This Is Our Undoing

Book cover: This Is Our Undoing - Lorraine Wilson

Lina fled London to work for a European conservation corps, but her fragile peace shatters when her ex is arrested for assassinating a Minister. While Lina tries to extract her family from London, the Minister’s family also flee to the mountain reserve she works on. Everyone has deadly secrets – but will they kill to preserve them? 

I’d been trying to read Lorraine Wilson’s masterful dystopian debut since last summer, thwarted by a review format that was only readable on a device that consistently triggered migraines (gotta love being light sensitive). Tantalisingly, I could read just enough to know I desperately wanted to read more, drawn in by Wilson’s evocative prose and damaged characters. When the gorgeous hardback showed up in the Christmas sale, I grabbed a copy – and having finally finished it, expect to see This Is Our Undoing on my Best of 2022 because damn this is good.

Welcome to the day after tomorrow: cities are drowning; nowhere is safe from extreme weather events; hearts and borders are harder than ever; both fascist governments and powerful private organisations have black ops teams with terrifying reach. It’s a difficult time to be a private citizen; let alone a politically-active one. Lina has left all that behind to work for the Environment Security Force, stepping away from resistance against London State’s fascist government to try and save the planet. But even in the remote heights of the Romanian mountains, peace is hard to find.

This is a book that delivers tension from the get-go, opening with a confrontation over a dead deer and human rights: ESF are demanding the locals accept electronic tags if they wish to stay in the villages that now fall inside the reserve’s boundaries. The mountains are a porous border, a rare gap in Europe’s ubiquitous surveillance networks that offers an opportunity for smuggling goods – and people – that the locals have no interest in giving up.

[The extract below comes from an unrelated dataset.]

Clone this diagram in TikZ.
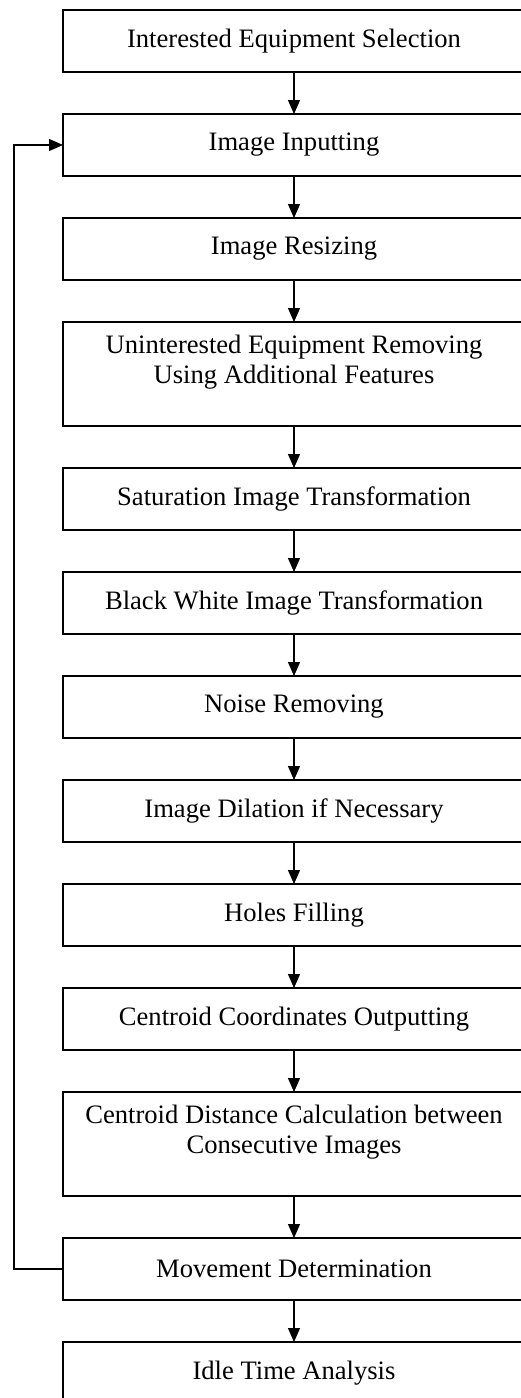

The opening scenes establish just how isolated Lina and Thiago are, and shows the trust between them in spite of the secrets each openly harbours. No questions asked? No lies told. The strength and depth of their relationship was one of many things I loved about the book. One-legged Thiago is quiet and cynical and frighteningly badass, with a skewed sense of the world that lets him tell Lina that something happened in London. Nothing bad, just an assassination. Lina is all sharp edges and concealed hurts, unhesitatingly pragmatic yet unexpectedly vulnerable. They make a formidable team, but there’s a very real question of whether their alliance can survive the truths they choose not to speak about.

When the murdered Minister’s family arrive, Wilson ratchets the tension up further. His son Xander has submerged his grief in vengeful rage; a talented hacker with no fear of consequences (why would this child of privilege fear anything?), he’s determined to uncover his father’s murderer. His investigation into Lina’s ex can only expose her family – and once revealed, London State will not hesitate to hunt them down. Lina knows she needs to act, but she hesitates, caught between her fear, her sympathy for Xander’s grief and her growing affection for his adopted brother, otherworldly Kai.

For a book shaped by hatred and vengeance, This Is Our Undoing has a great deal of heart. Having spent his life paying the price for supporting the choices of those he loves, Lina’s father tells her early on love is the greatest thing we can do and this idea of love as a form of resistance resonates throughout the book. Changing the world by making life better for another person is a gift we each have. This Is Our Undoing shows it again and again, offering love as an answer to fear whether it’s showing a small kindness to a hurting child or Lina’s unhesitating embrace of her new sister when Genni (and oh, how I loved that this book so casually embraces diversity; Genni being trans is no more a plot point than Thiago only having one leg – it’s just who they are).

Wilson’s prose is spare, but given to beautiful metaphors that draw the natural world into the human drama. The result is a narrative deeply rooted in its surroundings, peppered with references to changing light and birdsong. The mountain and its forests become almost characters in their own right; concealing threats and a growing sense of supernatural menace without ever losing their serene beauty. Lina, Thiago and the Wileys are just passing through; the forest will outlive their confrontation regardless of the outcome.

The result is a novel as lyrical as it is deeply-felt. Wilson’s storytelling is delicate: she introduces the characters and their conflicts and creates space for the reader to react (comparing notes with a friend, I found they loathed Xander, while I felt a reluctant pity; he is exactly as awful as you would expect him to be). Similarly, she makes few concessions to world-building, often leaving the reader to infer details from observations made by characters who have no need to spell things out. Some readers may find this frustratingly vague, but to me this future was recognisable enough that much more would have felt heavy-handed.

Overall, I loved the way I felt invited to read This Is Our Undoing with my heart and my intuition; and it – inevitably – undid me with its central theme of love vs fear. The sense of looming threat stops this ever being an easy read – even if the emotional stakes weren’t sky high – but it remains a beautiful one from start to finish, and one that I highly recommend. A remarkable debut that deserves to find the widest possible audience.

I received a free copy from the publisher in exchange for an honest review, and subsq bought the gorgeous hardback.